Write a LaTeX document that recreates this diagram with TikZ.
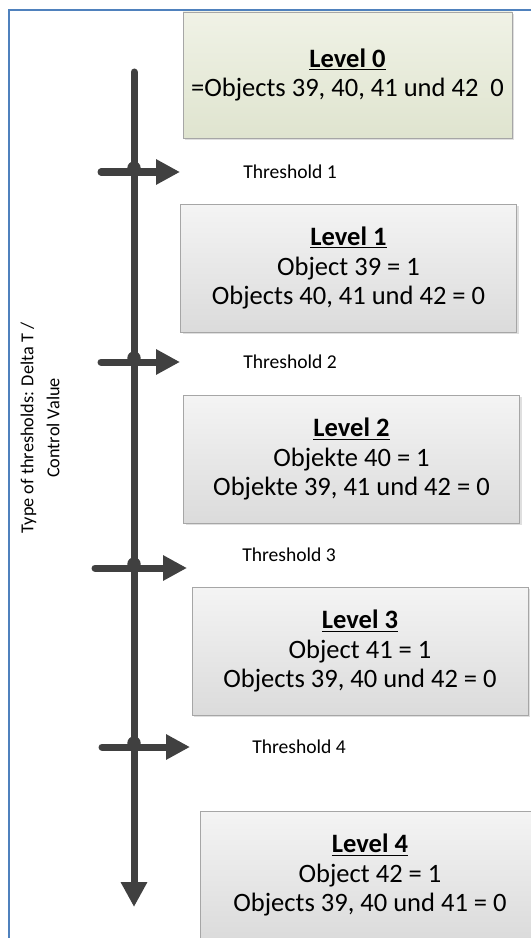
\documentclass[tikz,border=0pt]{standalone}
\usepackage{fontspec}
\setmainfont{Carlito}
\usepackage{xcolor}
\usepackage{tikz}
\usetikzlibrary{arrows.meta, shadows, positioning}

\definecolor{frameblue}{HTML}{4F81BD}
\definecolor{axisgray}{HTML}{404040}
\definecolor{boxline}{HTML}{A6A6A6}
\definecolor{zerotop}{HTML}{F0F2E6}
\definecolor{zerobottom}{HTML}{DFE4CF}
\definecolor{graytop}{HTML}{F4F4F4}
\definecolor{graybottom}{HTML}{DBDBDB}

\begin{document}
\begin{tikzpicture}[
    x=0.75pt, y=-0.75pt,
    level-box/.style={rectangle, draw=boxline, top color=graytop, bottom color=graybottom,
        drop shadow={opacity=0.25, shadow xshift=1.5pt, shadow yshift=-1.5pt},
        minimum width=252pt, minimum height=96pt, align=center,
        font=\fontsize{19.9}{22}\selectfont, inner sep=0pt},
    level-zero/.style={level-box, top color=zerotop, bottom color=zerobottom},
    axis/.style={draw=axisgray, line width=5.25pt, line cap=round},
    bar/.style={axis, -{Triangle[length=18pt, width=18pt]}},
    threshold-label/.style={anchor=west, font=\fontsize{14.7}{17}\selectfont, inner sep=0pt}
]
    \useasboundingbox (0,0) rectangle (531,938);
    \clip (0,0) rectangle (531,938);

    % level boxes
    \node[level-zero, minimum width=246.75pt, minimum height=94.5pt] (l0) at (347.5,75)
        {\underline{\textbf{Level 0}}\\=Objects 39, 40, 41 und 42~~0};
    \node[level-box] (l1) at (348.5,268)
        {\underline{\textbf{Level 1}}\\Object 39 = 1\\Objects 40, 41 und 42 = 0};
    \node[level-box] (l2) at (351.5,459)
        {\underline{\textbf{Level 2}}\\Objekte 40 = 1\\Objekte 39, 41 und 42 = 0};
    \node[level-box] (l3) at (360,651)
        {\underline{\textbf{Level 3}}\\Object 41 = 1\\Objects 39, 40 und 42 = 0};
    \node[level-box, minimum width=255pt] (l4) at (370,875)
        {\underline{\textbf{Level 4}}\\Object 42 = 1\\Objects 39, 40 und 41 = 0};

    % frame
    \draw[draw=frameblue, line width=1.6pt] (540,10) -- (9,10) -- (9,945);

    % axis
    \coordinate (top) at (134,72);
    \coordinate (bottom) at (134,907);
    \draw[axis, -{Triangle[length=18.75pt, width=18.75pt]}] (top) -- (bottom);

    \node[rotate=90, align=center, font=\fontsize{13.7}{19.5}\selectfont] (type) at (40,428)
        {Type of thresholds: Delta T /\\Control Value};

    % thresholds
    \coordinate (b1s) at (101,172);
    \coordinate (b1e) at (180,172);
    \coordinate (b2s) at (101,362);
    \coordinate (b2e) at (180,362);
    \coordinate (b3s) at (95,568);
    \coordinate (b3e) at (187,568);
    \coordinate (b4s) at (102,747);
    \coordinate (b4e) at (190,747);

    \draw[bar] (b1s) -- (b1e);
    \draw[bar] (b2s) -- (b2e);
    \draw[bar] (b3s) -- (b3e);
    \draw[bar] (b4s) -- (b4e);

    \fill[axisgray] (134,168) circle (5pt);
    \fill[axisgray] (134,358) circle (5pt);
    \fill[axisgray] (134,564) circle (5pt);
    \fill[axisgray] (134,743) circle (5pt);

    \node[threshold-label] (t1) at (243,172) {Threshold 1};
    \node[threshold-label] (t2) at (243,362) {Threshold 2};
    \node[threshold-label] (t3) at (242,555) {Threshold 3};
    \node[threshold-label] (t4) at (252,747) {Threshold 4};

\end{tikzpicture}
\end{document}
◇ ◇ ◇ ◇ ◇ ◇ ◇
Exercise objective: Make an exact copy of the data above, pictures excluded.

Task answer:
Write a LaTeX document that recreates this diagram with TikZ.
\documentclass[tikz,border=0pt]{standalone}
\usepackage{fontspec}
\setmainfont{Carlito}
\usepackage{xcolor}
\usepackage{tikz}
\usetikzlibrary{arrows.meta, shadows, positioning}

\definecolor{frameblue}{HTML}{4F81BD}
\definecolor{axisgray}{HTML}{404040}
\definecolor{boxline}{HTML}{A6A6A6}
\definecolor{zerotop}{HTML}{F0F2E6}
\definecolor{zerobottom}{HTML}{DFE4CF}
\definecolor{graytop}{HTML}{F4F4F4}
\definecolor{graybottom}{HTML}{DBDBDB}

\begin{document}
\begin{tikzpicture}[
    x=0.75pt, y=-0.75pt,
    level-box/.style={rectangle, draw=boxline, top color=graytop, bottom color=graybottom,
        drop shadow={opacity=0.25, shadow xshift=1.5pt, shadow yshift=-1.5pt},
        minimum width=252pt, minimum height=96pt, align=center,
        font=\fontsize{19.9}{22}\selectfont, inner sep=0pt},
    level-zero/.style={level-box, top color=zerotop, bottom color=zerobottom},
    axis/.style={draw=axisgray, line width=5.25pt, line cap=round},
    bar/.style={axis, -{Triangle[length=18pt, width=18pt]}},
    threshold-label/.style={anchor=west, font=\fontsize{14.7}{17}\selectfont, inner sep=0pt}
]
    \useasboundingbox (0,0) rectangle (531,938);
    \clip (0,0) rectangle (531,938);

    % level boxes
    \node[level-zero, minimum width=246.75pt, minimum height=94.5pt] (l0) at (347.5,75)
        {\underline{\textbf{Level 0}}\\=Objects 39, 40, 41 und 42~~0};
    \node[level-box] (l1) at (348.5,268)
        {\underline{\textbf{Level 1}}\\Object 39 = 1\\Objects 40, 41 und 42 = 0};
    \node[level-box] (l2) at (351.5,459)
        {\underline{\textbf{Level 2}}\\Objekte 40 = 1\\Objekte 39, 41 und 42 = 0};
    \node[level-box] (l3) at (360,651)
        {\underline{\textbf{Level 3}}\\Object 41 = 1\\Objects 39, 40 und 42 = 0};
    \node[level-box, minimum width=255pt] (l4) at (370,875)
        {\underline{\textbf{Level 4}}\\Object 42 = 1\\Objects 39, 40 und 41 = 0};

    % frame
    \draw[draw=frameblue, line width=1.6pt] (540,10) -- (9,10) -- (9,945);

    % axis
    \coordinate (top) at (134,72);
    \coordinate (bottom) at (134,907);
    \draw[axis, -{Triangle[length=18.75pt, width=18.75pt]}] (top) -- (bottom);

    \node[rotate=90, align=center, font=\fontsize{13.7}{19.5}\selectfont] (type) at (40,428)
        {Type of thresholds: Delta T /\\Control Value};

    % thresholds
    \coordinate (b1s) at (101,172);
    \coordinate (b1e) at (180,172);
    \coordinate (b2s) at (101,362);
    \coordinate (b2e) at (180,362);
    \coordinate (b3s) at (95,568);
    \coordinate (b3e) at (187,568);
    \coordinate (b4s) at (102,747);
    \coordinate (b4e) at (190,747);

    \draw[bar] (b1s) -- (b1e);
    \draw[bar] (b2s) -- (b2e);
    \draw[bar] (b3s) -- (b3e);
    \draw[bar] (b4s) -- (b4e);

    \fill[axisgray] (134,168) circle (5pt);
    \fill[axisgray] (134,358) circle (5pt);
    \fill[axisgray] (134,564) circle (5pt);
    \fill[axisgray] (134,743) circle (5pt);

    \node[threshold-label] (t1) at (243,172) {Threshold 1};
    \node[threshold-label] (t2) at (243,362) {Threshold 2};
    \node[threshold-label] (t3) at (242,555) {Threshold 3};
    \node[threshold-label] (t4) at (252,747) {Threshold 4};

\end{tikzpicture}
\end{document}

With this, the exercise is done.